La concurrence est-elle compatible avec l'équité ?
LE MONDE | Pierre Jacquet
Dans l'éternel débat sur les liens entre croissance, pauvreté et inégalités, il est particulièrement important d'entendre les avis provenant des pays en développement.
Le forum en ligne organisé par l'ONG internationale Consumer Unity & Trust Society (CUTS), basée à Jaipur (Inde), permet de sortir des sentiers battus.
En juillet 2011, Pradeep Mehta et Bipul Chatterjee, du CUTS, ont tiré un livre d'un premier forum (Growth and Poverty : The Great Debate). En mai 2013, un nouveau fil de discussions a été lancé en réaction à une simple remarque du Dr Rangarajan, conseiller économique en chef du premier ministre indien, Manmohan Singh : "La croissance ne saurait être recherchée au prix d'une détérioration de l'équité."
Doit-on s'offusquer, au nom de l'équité, demande l'un des protagonistes, que les 1% les plus riches connaissent une augmentation des revenus de 15%, si par ailleurs les autres 99% voient les leurs augmenter de 10% ?
En réponse, certains évoquent les risques de tension sociale, notant qu'au moment du "printemps arabe", la croissance économique était de l'ordre de 6 % à 7 % par an en Egypte, mais que les inégalités s'y étaient sensiblement accrues. De même, en Tunisie, la perception de l'injustice sociale a nourri la révolte.
DÉSHUMANISATION
Encore faut-il distinguer, dans la définition de l'équité, la répartition des revenus – qui relève des choix sociaux et des politiques publiques – et l'égalité des chances.
Cette dernière renvoie au droit et à la politique de la concurrence, dont le rôle est de veiller à ce que les marchés fonctionnent correctement et que les barrières à l'entrée ou les positions de monopsone – marché opposant un seul acheteur à beaucoup de vendeurs – ne fournissent pas aux entreprises le moyen d'abuser d'un pouvoir de marché au détriment d'autres acteurs, consommateurs ou producteurs.

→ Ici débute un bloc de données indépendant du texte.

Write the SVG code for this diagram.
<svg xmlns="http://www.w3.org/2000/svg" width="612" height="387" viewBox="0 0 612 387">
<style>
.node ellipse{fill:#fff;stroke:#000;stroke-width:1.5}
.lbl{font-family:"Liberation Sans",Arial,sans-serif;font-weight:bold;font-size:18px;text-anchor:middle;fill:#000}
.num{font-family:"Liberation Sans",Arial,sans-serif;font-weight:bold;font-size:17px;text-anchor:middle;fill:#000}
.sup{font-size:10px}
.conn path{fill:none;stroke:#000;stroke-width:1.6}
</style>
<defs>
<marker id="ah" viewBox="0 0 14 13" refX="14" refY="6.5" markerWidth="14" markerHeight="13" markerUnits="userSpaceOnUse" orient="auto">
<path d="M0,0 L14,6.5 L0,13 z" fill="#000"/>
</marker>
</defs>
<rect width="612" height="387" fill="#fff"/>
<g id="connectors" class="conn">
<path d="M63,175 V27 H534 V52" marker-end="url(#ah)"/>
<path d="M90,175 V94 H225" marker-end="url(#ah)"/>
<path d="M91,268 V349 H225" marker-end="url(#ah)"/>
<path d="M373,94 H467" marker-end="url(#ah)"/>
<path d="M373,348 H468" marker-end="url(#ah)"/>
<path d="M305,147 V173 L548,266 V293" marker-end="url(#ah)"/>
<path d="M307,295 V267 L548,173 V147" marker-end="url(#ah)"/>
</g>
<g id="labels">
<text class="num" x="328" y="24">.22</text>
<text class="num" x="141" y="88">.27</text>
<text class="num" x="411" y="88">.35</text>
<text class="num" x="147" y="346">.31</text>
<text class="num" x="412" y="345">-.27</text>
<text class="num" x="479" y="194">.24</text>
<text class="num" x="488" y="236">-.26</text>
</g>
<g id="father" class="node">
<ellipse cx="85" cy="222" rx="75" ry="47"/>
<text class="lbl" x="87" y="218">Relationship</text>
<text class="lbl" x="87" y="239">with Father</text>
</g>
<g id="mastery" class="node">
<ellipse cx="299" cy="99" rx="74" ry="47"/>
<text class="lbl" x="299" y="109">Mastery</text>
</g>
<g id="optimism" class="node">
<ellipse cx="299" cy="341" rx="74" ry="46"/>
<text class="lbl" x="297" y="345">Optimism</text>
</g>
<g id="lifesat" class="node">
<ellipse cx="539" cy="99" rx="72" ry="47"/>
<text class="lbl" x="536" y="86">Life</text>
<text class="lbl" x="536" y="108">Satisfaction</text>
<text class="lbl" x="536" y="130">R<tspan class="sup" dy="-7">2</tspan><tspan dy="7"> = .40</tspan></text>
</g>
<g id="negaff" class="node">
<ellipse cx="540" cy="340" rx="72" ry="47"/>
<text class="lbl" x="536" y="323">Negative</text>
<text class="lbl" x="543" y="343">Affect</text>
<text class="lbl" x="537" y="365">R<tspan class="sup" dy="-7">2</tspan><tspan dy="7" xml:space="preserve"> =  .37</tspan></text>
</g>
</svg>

Des représentants d'autorités de la concurrence de nombreux pays en développement se sont lancés dans le débat (Inde, Pakistan, Egypte, Jamaïque, Botswana, Zambie, Thaïlande...).
La concurrence apporte généralement des bénéfices aux consommateurs, notaient-ils, mais parfois au profit des consommateurs étrangers et au détriment des employés locaux. Peut-on alors parler d'équité ? Ou même d'efficacité ? L'exemple donné est celui de la pauvreté des producteurs de coton, de tabac et de canne à sucre en Zambie, alors que les multinationales y prospèrent.

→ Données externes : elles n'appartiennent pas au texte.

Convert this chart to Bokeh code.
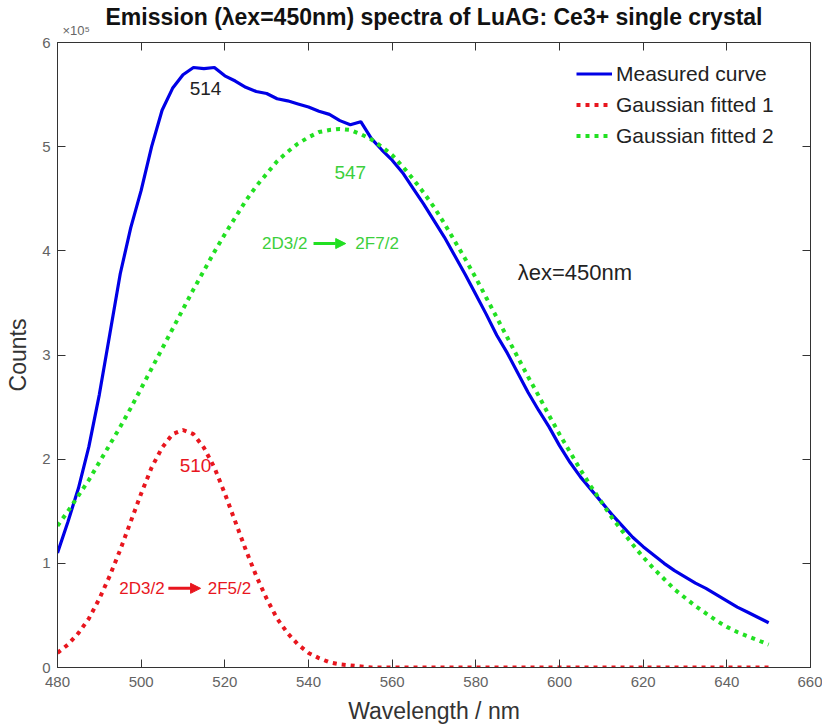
import numpy as np
from bokeh.plotting import figure
from bokeh.models import (Range1d, FixedTicker, LinearAxis, Legend, LegendItem,
                          Label, Arrow, NormalHead, Title, CustomLabelingPolicy)
from bokeh.embed import file_html
from bokeh.resources import INLINE

# ---------------- data (counts in units of 1e5) ----------------
wavelength_nm = np.arange(480.0, 650.01, 2.5)

measured_1e5 = [
    1.10, 1.40, 1.72, 2.12, 2.62, 3.20, 3.78, 4.22, 4.58, 5.00,
    5.35, 5.56, 5.69, 5.76, 5.75, 5.76, 5.68, 5.63, 5.57, 5.53,
    5.51, 5.46, 5.44, 5.41, 5.38, 5.34, 5.31, 5.25, 5.21, 5.24,
    5.08, 4.97, 4.87, 4.75, 4.60, 4.45, 4.29, 4.13, 3.95, 3.77,
    3.58, 3.39, 3.19, 3.02, 2.83, 2.64, 2.47, 2.31, 2.13, 1.97,
    1.83, 1.71, 1.59, 1.47, 1.36, 1.25, 1.16, 1.08, 1.00, 0.93,
    0.87, 0.81, 0.76, 0.70, 0.64, 0.58, 0.53, 0.48, 0.43,
]

gauss1_1e5 = [
    0.14, 0.22, 0.33, 0.47, 0.66, 0.88, 1.13, 1.40, 1.67, 1.92,
    2.11, 2.24, 2.28, 2.24, 2.11, 1.92, 1.67, 1.40, 1.13, 0.88,
    0.66, 0.47, 0.33, 0.22, 0.14, 0.09, 0.05, 0.03, 0.02, 0.01,
    0.00, 0.00, 0.00, 0.00, 0.00, 0.00, 0.00, 0.00, 0.00, 0.00,
    0.00, 0.00, 0.00, 0.00, 0.00, 0.00, 0.00, 0.00, 0.00, 0.00,
    0.00, 0.00, 0.00, 0.00, 0.00, 0.00, 0.00, 0.00, 0.00, 0.00,
    0.00, 0.00, 0.00, 0.00, 0.00, 0.00, 0.00, 0.00, 0.00,
]

gauss2_1e5 = [
    1.36, 1.50, 1.65, 1.80, 1.97, 2.14, 2.31, 2.49, 2.68, 2.87,
    3.06, 3.25, 3.44, 3.63, 3.81, 3.99, 4.16, 4.32, 4.48, 4.62,
    4.74, 4.86, 4.95, 5.03, 5.09, 5.14, 5.16, 5.17, 5.16, 5.12,
    5.07, 5.00, 4.92, 4.81, 4.69, 4.56, 4.42, 4.26, 4.09, 3.92,
    3.74, 3.55, 3.36, 3.17, 2.98, 2.79, 2.61, 2.42, 2.24, 2.07,
    1.90, 1.74, 1.59, 1.44, 1.31, 1.18, 1.06, 0.95, 0.85, 0.75,
    0.67, 0.59, 0.52, 0.45, 0.39, 0.34, 0.30, 0.26, 0.22,
]

x_ticks = [480, 500, 520, 540, 560, 580, 600, 620, 640, 660]
y_ticks = [0, 1, 2, 3, 4, 5, 6]

BLUE = "#0000e6"
RED = "#e8161e"
GREEN = "#22e022"
GREEN_TXT = "#3ccf3c"
FONT = "Liberation Sans"

p = figure(width=822, height=728, x_range=Range1d(480, 660), y_range=Range1d(0, 6),
           output_backend="svg", toolbar_location=None, title=None,
           min_border_left=57, min_border_right=12, min_border_top=42, min_border_bottom=61)
p.xgrid.visible = False
p.ygrid.visible = False
p.outline_line_color = "#333333"
p.outline_line_width = 1
p.background_fill_color = "white"
p.border_fill_color = "white"

for ax, ticks in ((p.xaxis[0], x_ticks), (p.yaxis[0], y_ticks)):
    ax.ticker = FixedTicker(ticks=ticks)
    ax.major_tick_in = 8
    ax.major_tick_out = 0
    ax.minor_tick_line_color = None
    ax.axis_line_color = "#333333"
    ax.major_tick_line_color = "#333333"
    ax.major_label_text_font = FONT
    ax.major_label_text_font_size = "15px"
    ax.major_label_text_color = "#636363"
    ax.axis_label_text_font = FONT
    ax.axis_label_text_font_size = "23px"
    ax.axis_label_text_font_style = "normal"
    ax.axis_label_text_color = "#333333"

p.xaxis.axis_label = "Wavelength / nm"
p.yaxis.axis_label = "Counts"
p.xaxis.major_label_standoff = 9
p.xaxis.axis_label_standoff = 8
p.yaxis.major_label_standoff = 7
p.yaxis.axis_label_standoff = 8

no_labels = CustomLabelingPolicy(code="return new Set()")
for loc, ticks in (("above", x_ticks), ("right", y_ticks)):
    ax = LinearAxis(ticker=FixedTicker(ticks=ticks), major_tick_in=8, major_tick_out=0,
                    minor_tick_line_color=None, axis_line_color=None,
                    major_tick_line_color="#333333", major_label_policy=no_labels,
                    major_label_standoff=0)
    p.add_layout(ax, loc)

# exponent marker, then the main title above it
p.add_layout(Title(text="\u00d710\u2075", align="left", offset=5, standoff=-12,
                   text_font=FONT, text_font_size="13px", text_font_style="normal",
                   text_color="#666666"), "above")
p.add_layout(Title(text="Emission (\u03bbex=450nm) spectra of LuAG: Ce3+ single crystal",
                   align="center", standoff=-6, text_font=FONT, text_font_size="23px",
                   text_font_style="bold", text_color="#111111"), "above")

r_meas = p.line(wavelength_nm, measured_1e5, line_color=BLUE, line_width=3.2)
r_g1 = p.line(wavelength_nm, gauss1_1e5, line_color=RED, line_width=4,
              line_dash="4 5")
r_g2 = p.line(wavelength_nm, gauss2_1e5, line_color=GREEN, line_width=4,
              line_dash="4 5")

legend = Legend(items=[LegendItem(label="Measured curve", renderers=[r_meas]),
                       LegendItem(label="Gaussian fitted 1", renderers=[r_g1]),
                       LegendItem(label="Gaussian fitted 2", renderers=[r_g2])],
                location=(519, 518), padding=0, margin=0, spacing=4,
                glyph_width=36, glyph_height=27, label_height=27, label_standoff=4,
                label_text_font=FONT, label_text_font_size="21px",
                label_text_color="#222222", border_line_color=None,
                background_fill_alpha=0)
p.add_layout(legend)

def add_text(x, y, text, color, size="19px", align="center"):
    p.add_layout(Label(x=x, y=y, text=text, text_color=color, text_font=FONT,
                       text_font_size=size, text_align=align, text_baseline="middle"))

add_text(515.4, 5.56, "514", "#222222")
add_text(513.0, 1.94, "510", RED)
add_text(550.0, 4.75, "547", GREEN_TXT)
add_text(590.0, 3.79, "\u03bbex=450nm", "#222222", size="22px", align="left")

add_text(500.2, 0.76, "2D3/2", RED, size="17px")
add_text(521.1, 0.76, "2F5/2", RED, size="17px")
add_text(534.3, 4.07, "2D3/2", GREEN_TXT, size="17px")
add_text(556.4, 4.07, "2F7/2", GREEN_TXT, size="17px")

p.add_layout(Arrow(x_start=506.5, y_start=0.76, x_end=514.2, y_end=0.76,
                   line_color=RED, line_width=3,
                   end=NormalHead(size=10, fill_color=RED, line_color=RED)))
p.add_layout(Arrow(x_start=541.2, y_start=4.07, x_end=548.9, y_end=4.07,
                   line_color=GREEN, line_width=3,
                   end=NormalHead(size=10, fill_color=GREEN, line_color=GREEN)))

open("out.html", "w").write(file_html(p, INLINE))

L'équité était présente dans l'esprit initial des lois antitrust, rappelle un protagoniste, qui regrette que l'influence de l'école de Chicago ait peu à peu déshumanisé l'économie. Le modèle allemand d'"économie sociale de marché" repose certes sur une séparation entre la poursuite de l'efficacité par le marché et de l'équité par les politiques sociales.
Mais dans les pays où les institutions sont peu développées et les politiques inefficaces, on ne peut tabler sur cette séparation des rôles, et les autorités de la concurrence sont amenées à prendre explicitement en considération l'impact de leurs actions en termes d'équité. C'est même essentiel à l'acceptabilité sociale de l'économie de marché.